● Stored rows:

────────────────────────────────────────

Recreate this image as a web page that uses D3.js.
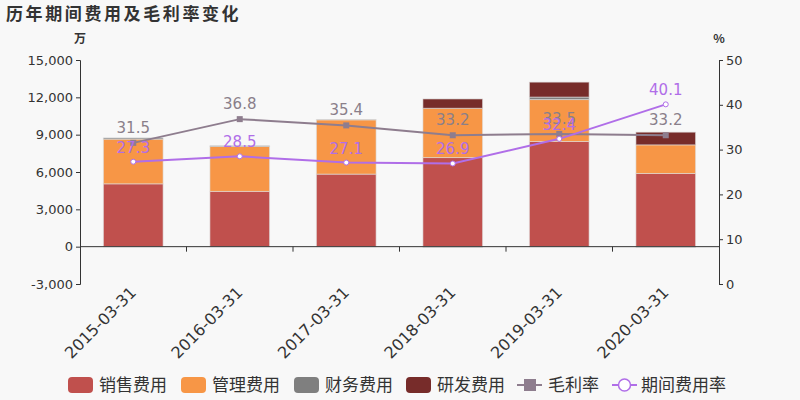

────────────────────────────────────────

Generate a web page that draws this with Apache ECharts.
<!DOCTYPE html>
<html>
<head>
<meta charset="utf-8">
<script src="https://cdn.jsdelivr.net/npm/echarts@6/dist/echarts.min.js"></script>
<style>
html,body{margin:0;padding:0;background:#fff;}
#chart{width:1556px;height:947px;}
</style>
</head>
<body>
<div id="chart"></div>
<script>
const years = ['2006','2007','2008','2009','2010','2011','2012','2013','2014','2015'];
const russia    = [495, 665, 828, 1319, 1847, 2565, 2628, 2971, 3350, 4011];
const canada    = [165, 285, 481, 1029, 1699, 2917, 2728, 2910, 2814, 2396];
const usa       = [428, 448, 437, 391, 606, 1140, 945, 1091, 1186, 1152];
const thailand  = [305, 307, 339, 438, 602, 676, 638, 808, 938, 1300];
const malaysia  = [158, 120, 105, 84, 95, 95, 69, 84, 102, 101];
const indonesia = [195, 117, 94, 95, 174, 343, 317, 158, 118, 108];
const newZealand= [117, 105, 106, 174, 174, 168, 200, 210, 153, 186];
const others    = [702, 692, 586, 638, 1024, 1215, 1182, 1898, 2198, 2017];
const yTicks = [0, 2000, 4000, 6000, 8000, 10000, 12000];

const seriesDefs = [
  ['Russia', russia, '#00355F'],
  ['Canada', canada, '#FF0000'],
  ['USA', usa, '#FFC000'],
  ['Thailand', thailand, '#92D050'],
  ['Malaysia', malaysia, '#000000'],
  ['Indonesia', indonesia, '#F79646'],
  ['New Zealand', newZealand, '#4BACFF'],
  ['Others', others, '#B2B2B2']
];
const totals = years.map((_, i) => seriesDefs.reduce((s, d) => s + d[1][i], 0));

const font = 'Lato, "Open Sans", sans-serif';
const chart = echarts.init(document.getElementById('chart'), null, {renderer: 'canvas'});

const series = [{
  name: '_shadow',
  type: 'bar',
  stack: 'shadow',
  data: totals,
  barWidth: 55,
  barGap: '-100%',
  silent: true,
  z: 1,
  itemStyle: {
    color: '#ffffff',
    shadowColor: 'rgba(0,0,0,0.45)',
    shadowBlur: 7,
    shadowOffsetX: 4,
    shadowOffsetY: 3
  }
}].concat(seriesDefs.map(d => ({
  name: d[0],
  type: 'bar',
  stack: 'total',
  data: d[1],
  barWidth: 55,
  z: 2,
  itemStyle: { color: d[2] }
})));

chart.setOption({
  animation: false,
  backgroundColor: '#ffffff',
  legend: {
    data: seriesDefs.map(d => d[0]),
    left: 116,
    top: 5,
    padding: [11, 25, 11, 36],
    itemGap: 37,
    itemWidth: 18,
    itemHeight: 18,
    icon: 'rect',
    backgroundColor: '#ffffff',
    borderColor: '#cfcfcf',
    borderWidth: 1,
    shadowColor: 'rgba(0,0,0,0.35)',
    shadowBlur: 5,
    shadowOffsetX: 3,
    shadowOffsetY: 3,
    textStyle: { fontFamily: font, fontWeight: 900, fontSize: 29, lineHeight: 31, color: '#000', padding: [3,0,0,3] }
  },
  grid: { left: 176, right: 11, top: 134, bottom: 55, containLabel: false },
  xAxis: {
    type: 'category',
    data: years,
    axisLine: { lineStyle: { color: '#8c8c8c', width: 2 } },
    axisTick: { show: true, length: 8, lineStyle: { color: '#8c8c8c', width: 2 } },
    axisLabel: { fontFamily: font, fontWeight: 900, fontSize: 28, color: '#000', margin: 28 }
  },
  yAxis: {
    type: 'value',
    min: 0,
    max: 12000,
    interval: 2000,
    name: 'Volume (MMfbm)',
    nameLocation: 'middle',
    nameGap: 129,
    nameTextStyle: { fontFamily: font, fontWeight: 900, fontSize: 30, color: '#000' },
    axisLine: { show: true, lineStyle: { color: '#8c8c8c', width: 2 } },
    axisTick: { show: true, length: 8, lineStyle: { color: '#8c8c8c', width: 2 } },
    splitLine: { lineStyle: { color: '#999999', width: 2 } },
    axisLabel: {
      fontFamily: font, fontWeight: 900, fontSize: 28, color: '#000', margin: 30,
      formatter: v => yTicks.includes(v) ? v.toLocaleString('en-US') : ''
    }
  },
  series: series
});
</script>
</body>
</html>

────────────────────────────────────────

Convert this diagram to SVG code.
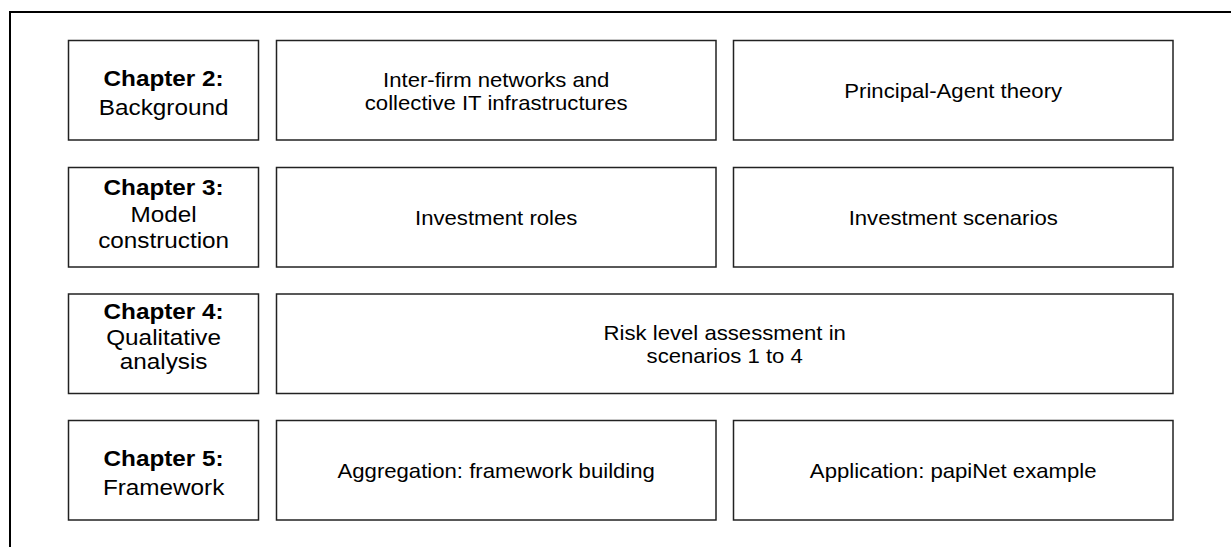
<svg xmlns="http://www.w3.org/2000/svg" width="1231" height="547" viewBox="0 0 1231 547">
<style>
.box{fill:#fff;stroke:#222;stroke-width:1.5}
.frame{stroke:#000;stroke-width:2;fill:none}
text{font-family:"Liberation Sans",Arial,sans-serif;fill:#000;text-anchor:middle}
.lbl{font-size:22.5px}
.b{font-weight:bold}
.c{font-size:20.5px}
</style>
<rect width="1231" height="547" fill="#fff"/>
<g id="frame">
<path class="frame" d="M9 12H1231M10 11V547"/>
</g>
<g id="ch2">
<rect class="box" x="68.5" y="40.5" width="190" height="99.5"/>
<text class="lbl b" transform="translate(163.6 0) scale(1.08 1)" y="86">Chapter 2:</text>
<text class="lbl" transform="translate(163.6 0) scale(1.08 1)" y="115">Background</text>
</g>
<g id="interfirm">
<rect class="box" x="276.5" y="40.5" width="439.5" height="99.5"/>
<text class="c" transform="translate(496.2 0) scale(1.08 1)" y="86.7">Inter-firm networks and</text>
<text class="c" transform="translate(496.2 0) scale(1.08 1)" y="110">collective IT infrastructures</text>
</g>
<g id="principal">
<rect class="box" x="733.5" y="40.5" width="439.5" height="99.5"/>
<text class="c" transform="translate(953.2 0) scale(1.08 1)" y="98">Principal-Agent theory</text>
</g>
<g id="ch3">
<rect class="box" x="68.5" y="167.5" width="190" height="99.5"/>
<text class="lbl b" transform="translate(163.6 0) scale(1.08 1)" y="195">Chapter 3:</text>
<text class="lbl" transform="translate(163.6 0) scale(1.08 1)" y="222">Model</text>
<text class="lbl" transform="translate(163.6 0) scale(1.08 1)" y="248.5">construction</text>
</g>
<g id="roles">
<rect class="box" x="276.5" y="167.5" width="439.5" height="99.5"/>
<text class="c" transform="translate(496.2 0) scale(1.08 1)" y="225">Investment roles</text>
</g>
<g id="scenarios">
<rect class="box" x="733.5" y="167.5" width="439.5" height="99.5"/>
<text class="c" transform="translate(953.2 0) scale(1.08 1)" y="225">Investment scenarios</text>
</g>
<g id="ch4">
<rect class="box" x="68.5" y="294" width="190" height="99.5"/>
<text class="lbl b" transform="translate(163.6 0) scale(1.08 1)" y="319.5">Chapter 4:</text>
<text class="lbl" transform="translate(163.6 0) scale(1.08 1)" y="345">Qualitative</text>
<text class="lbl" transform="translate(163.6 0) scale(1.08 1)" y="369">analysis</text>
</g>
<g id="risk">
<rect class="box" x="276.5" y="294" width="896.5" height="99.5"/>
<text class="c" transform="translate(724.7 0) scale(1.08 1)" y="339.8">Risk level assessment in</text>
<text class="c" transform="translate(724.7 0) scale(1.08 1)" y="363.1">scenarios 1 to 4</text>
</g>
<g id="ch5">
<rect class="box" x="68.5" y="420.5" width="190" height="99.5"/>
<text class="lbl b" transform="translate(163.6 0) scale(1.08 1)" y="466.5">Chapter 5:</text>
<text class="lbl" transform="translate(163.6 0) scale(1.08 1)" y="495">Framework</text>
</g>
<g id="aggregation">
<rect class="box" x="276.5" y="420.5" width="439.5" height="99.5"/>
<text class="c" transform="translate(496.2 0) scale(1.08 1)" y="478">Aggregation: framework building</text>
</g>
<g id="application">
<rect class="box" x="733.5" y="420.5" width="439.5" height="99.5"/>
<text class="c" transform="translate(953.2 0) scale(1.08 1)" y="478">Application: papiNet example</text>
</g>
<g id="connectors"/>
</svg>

────────────────────────────────────────

Only lines holding the string "page" are wanted; gather each one from the entries above.

Recreate this image as a web page that uses D3.js.
Generate a web page that draws this with Apache ECharts.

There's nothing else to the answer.